Begin the copy with the line that contains "Clone this chart in D3.js." and end it with the line that contains "-Math.PI / 2]);". Print these lines exactly and omit all pictures.

Figure scripts:
==============================
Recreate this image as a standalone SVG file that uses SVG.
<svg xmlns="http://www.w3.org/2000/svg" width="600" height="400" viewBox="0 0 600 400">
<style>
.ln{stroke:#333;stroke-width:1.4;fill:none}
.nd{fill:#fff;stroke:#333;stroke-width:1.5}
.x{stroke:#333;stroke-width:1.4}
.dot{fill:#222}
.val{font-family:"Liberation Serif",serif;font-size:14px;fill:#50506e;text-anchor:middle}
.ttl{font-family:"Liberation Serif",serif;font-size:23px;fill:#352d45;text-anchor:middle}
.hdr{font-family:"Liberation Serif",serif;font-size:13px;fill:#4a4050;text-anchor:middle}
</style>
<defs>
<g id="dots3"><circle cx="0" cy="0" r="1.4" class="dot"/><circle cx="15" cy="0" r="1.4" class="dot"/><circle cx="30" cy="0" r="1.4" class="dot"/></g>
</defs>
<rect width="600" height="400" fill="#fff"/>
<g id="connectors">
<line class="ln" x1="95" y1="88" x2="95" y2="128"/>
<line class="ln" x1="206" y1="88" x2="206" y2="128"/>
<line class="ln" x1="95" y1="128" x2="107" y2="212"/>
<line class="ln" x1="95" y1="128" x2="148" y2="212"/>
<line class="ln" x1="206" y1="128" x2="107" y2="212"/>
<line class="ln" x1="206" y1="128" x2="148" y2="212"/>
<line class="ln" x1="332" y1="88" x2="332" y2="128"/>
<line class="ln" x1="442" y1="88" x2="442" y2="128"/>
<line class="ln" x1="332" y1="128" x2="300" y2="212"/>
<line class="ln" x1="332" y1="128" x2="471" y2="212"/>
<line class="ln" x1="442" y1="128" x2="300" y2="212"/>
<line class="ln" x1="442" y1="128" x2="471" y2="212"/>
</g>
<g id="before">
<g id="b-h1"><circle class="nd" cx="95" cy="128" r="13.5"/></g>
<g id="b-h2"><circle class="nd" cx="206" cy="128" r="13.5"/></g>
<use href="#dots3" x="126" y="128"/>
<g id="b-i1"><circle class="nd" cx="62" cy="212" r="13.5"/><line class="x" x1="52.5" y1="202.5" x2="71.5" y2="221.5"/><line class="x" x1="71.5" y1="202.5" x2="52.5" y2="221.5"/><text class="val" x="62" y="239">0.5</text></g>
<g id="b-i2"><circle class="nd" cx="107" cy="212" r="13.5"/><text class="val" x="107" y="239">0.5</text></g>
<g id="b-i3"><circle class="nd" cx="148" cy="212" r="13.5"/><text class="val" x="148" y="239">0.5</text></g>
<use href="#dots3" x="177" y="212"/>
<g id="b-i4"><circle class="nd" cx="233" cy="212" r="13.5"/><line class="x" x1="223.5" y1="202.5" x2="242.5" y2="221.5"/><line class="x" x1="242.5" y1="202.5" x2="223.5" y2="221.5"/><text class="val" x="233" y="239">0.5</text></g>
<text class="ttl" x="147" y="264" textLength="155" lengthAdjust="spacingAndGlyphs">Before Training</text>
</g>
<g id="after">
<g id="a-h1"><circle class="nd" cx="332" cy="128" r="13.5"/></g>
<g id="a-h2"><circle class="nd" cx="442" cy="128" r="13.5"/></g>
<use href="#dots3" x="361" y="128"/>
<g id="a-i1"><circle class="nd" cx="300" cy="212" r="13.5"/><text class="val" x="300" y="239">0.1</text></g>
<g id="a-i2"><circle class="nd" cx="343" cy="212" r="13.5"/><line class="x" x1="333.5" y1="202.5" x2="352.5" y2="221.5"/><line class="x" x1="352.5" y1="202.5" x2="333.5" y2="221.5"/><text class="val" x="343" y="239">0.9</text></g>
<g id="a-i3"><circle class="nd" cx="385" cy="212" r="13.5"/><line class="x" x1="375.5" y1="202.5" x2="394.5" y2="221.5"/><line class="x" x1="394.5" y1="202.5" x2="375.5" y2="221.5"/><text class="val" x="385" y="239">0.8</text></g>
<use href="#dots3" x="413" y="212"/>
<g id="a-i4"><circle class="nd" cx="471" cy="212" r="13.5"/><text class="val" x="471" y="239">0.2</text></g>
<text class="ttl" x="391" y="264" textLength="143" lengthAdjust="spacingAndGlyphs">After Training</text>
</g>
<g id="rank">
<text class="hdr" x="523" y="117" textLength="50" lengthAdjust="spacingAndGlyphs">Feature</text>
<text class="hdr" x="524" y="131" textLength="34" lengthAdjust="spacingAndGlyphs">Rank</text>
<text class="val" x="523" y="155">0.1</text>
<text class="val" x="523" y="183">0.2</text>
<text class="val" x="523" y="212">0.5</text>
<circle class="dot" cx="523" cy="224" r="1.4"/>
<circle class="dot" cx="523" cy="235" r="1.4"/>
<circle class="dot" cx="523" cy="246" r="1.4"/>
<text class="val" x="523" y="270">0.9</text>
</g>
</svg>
==============================
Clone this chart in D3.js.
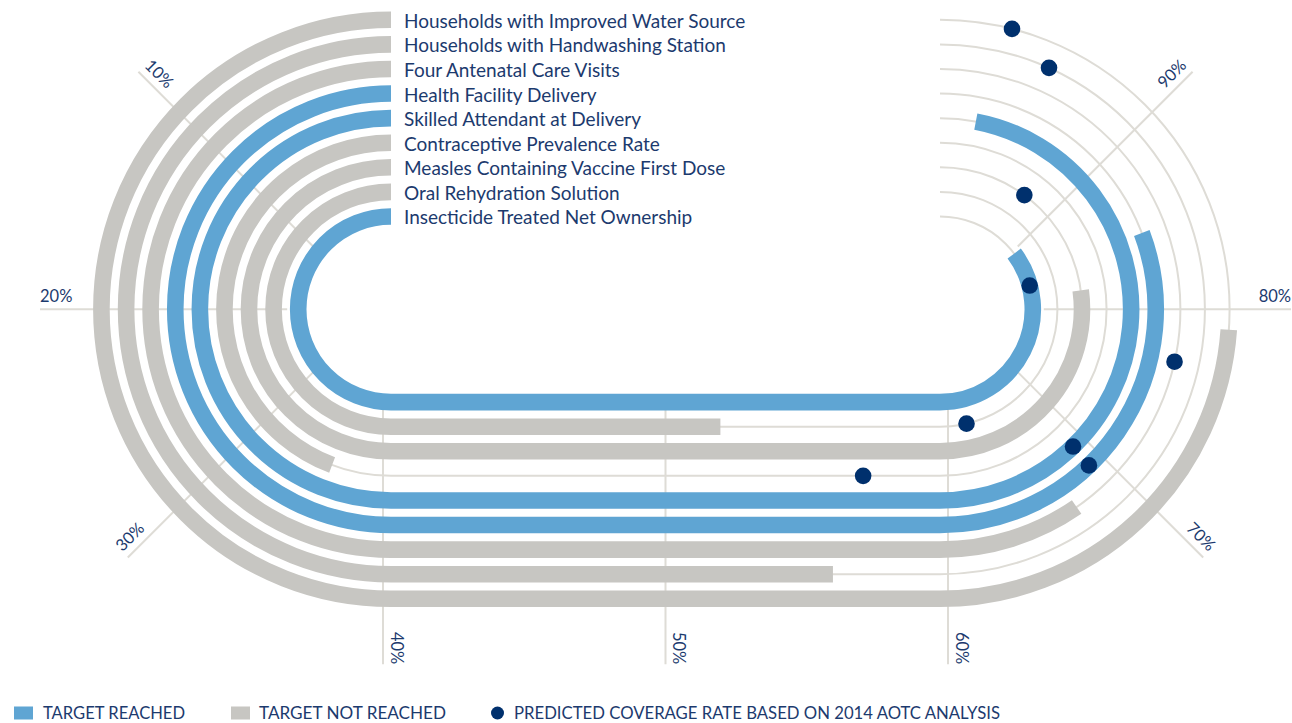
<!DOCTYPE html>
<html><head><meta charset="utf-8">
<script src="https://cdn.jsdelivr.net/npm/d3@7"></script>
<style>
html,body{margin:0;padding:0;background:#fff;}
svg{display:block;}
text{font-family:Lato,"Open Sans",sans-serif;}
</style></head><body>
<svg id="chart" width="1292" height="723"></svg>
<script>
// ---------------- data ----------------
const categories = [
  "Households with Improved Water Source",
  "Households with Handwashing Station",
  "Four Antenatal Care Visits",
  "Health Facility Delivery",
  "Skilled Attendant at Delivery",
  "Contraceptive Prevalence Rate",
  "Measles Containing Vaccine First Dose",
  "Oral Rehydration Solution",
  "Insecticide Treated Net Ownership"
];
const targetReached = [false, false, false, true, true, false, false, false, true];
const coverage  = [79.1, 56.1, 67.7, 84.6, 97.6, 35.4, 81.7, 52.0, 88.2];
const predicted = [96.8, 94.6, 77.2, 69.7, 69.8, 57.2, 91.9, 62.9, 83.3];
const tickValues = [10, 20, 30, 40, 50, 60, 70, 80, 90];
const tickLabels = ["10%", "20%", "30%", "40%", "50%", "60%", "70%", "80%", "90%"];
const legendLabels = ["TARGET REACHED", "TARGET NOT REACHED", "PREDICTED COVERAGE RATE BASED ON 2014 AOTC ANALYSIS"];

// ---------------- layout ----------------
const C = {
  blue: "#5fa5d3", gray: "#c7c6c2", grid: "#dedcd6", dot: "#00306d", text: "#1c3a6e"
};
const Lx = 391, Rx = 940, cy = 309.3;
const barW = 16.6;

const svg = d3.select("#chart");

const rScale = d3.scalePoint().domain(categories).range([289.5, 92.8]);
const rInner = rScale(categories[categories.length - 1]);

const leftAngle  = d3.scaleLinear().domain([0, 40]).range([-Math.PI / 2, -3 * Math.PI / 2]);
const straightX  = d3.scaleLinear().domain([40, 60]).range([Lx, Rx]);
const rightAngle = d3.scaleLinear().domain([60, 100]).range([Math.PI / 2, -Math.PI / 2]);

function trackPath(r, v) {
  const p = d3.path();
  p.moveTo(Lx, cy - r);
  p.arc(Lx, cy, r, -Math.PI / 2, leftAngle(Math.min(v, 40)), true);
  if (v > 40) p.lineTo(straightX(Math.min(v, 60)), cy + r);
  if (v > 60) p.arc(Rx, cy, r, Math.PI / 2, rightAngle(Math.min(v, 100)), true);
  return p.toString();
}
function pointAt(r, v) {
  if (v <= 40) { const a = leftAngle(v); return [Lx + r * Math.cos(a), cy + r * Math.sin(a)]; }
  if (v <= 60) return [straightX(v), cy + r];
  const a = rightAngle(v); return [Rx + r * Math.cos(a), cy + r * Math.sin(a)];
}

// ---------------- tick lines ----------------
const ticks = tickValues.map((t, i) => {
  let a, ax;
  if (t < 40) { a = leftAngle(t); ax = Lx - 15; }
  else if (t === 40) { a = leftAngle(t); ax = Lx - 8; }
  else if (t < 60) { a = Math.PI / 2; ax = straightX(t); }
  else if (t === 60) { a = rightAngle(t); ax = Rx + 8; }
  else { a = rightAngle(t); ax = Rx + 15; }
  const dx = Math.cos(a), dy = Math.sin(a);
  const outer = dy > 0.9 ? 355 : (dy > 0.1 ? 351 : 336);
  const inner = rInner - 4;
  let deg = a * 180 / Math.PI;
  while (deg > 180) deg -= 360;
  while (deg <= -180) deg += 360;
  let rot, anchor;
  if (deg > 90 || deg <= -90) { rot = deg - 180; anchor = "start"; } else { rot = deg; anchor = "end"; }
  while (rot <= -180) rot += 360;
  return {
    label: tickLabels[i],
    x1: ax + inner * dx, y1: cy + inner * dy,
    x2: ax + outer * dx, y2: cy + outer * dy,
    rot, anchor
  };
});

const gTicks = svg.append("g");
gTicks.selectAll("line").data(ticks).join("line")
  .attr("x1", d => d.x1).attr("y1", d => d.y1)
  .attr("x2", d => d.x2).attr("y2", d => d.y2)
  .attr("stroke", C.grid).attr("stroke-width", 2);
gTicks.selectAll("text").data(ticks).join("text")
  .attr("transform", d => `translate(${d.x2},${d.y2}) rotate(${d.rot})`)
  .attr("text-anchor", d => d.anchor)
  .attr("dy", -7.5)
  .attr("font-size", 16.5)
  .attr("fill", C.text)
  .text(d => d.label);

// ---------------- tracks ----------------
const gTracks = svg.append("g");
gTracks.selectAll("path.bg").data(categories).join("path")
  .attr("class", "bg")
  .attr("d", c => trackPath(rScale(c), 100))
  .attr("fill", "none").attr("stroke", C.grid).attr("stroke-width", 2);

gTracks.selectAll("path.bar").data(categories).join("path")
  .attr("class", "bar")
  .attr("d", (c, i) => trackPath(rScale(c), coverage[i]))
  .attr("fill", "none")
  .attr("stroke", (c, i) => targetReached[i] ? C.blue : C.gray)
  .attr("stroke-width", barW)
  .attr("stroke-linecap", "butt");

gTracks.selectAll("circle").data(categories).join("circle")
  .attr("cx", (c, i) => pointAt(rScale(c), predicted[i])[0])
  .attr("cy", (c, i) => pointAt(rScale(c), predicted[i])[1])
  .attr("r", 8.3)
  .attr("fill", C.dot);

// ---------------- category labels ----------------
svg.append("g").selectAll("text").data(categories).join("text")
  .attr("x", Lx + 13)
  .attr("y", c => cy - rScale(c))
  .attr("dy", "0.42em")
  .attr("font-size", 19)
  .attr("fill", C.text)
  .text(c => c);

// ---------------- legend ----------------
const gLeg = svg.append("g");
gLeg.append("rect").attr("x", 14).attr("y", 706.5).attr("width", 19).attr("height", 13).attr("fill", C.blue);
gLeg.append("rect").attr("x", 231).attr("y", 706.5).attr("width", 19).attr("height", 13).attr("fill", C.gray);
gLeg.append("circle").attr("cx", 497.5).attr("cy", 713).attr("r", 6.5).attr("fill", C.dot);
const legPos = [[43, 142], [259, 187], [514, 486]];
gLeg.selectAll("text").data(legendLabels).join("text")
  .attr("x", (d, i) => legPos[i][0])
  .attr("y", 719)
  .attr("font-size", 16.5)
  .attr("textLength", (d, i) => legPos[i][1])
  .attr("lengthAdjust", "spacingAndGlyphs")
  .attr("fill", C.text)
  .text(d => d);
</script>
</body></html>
==============================
● RESULT OF THIS EXERCISE
Clone this chart in D3.js.
<!DOCTYPE html>
<html><head><meta charset="utf-8">
<script src="https://cdn.jsdelivr.net/npm/d3@7"></script>
<style>
html,body{margin:0;padding:0;background:#fff;}
svg{display:block;}
text{font-family:Lato,"Open Sans",sans-serif;}
</style></head><body>
<svg id="chart" width="1292" height="723"></svg>
<script>
// ---------------- data ----------------
const categories = [
  "Households with Improved Water Source",
  "Households with Handwashing Station",
  "Four Antenatal Care Visits",
  "Health Facility Delivery",
  "Skilled Attendant at Delivery",
  "Contraceptive Prevalence Rate",
  "Measles Containing Vaccine First Dose",
  "Oral Rehydration Solution",
  "Insecticide Treated Net Ownership"
];
const targetReached = [false, false, false, true, true, false, false, false, true];
const coverage  = [79.1, 56.1, 67.7, 84.6, 97.6, 35.4, 81.7, 52.0, 88.2];
const predicted = [96.8, 94.6, 77.2, 69.7, 69.8, 57.2, 91.9, 62.9, 83.3];
const tickValues = [10, 20, 30, 40, 50, 60, 70, 80, 90];
const tickLabels = ["10%", "20%", "30%", "40%", "50%", "60%", "70%", "80%", "90%"];
const legendLabels = ["TARGET REACHED", "TARGET NOT REACHED", "PREDICTED COVERAGE RATE BASED ON 2014 AOTC ANALYSIS"];

// ---------------- layout ----------------
const C = {
  blue: "#5fa5d3", gray: "#c7c6c2", grid: "#dedcd6", dot: "#00306d", text: "#1c3a6e"
};
const Lx = 391, Rx = 940, cy = 309.3;
const barW = 16.6;

const svg = d3.select("#chart");

const rScale = d3.scalePoint().domain(categories).range([289.5, 92.8]);
const rInner = rScale(categories[categories.length - 1]);

const leftAngle  = d3.scaleLinear().domain([0, 40]).range([-Math.PI / 2, -3 * Math.PI / 2]);
const straightX  = d3.scaleLinear().domain([40, 60]).range([Lx, Rx]);
const rightAngle = d3.scaleLinear().domain([60, 100]).range([Math.PI / 2, -Math.PI / 2]);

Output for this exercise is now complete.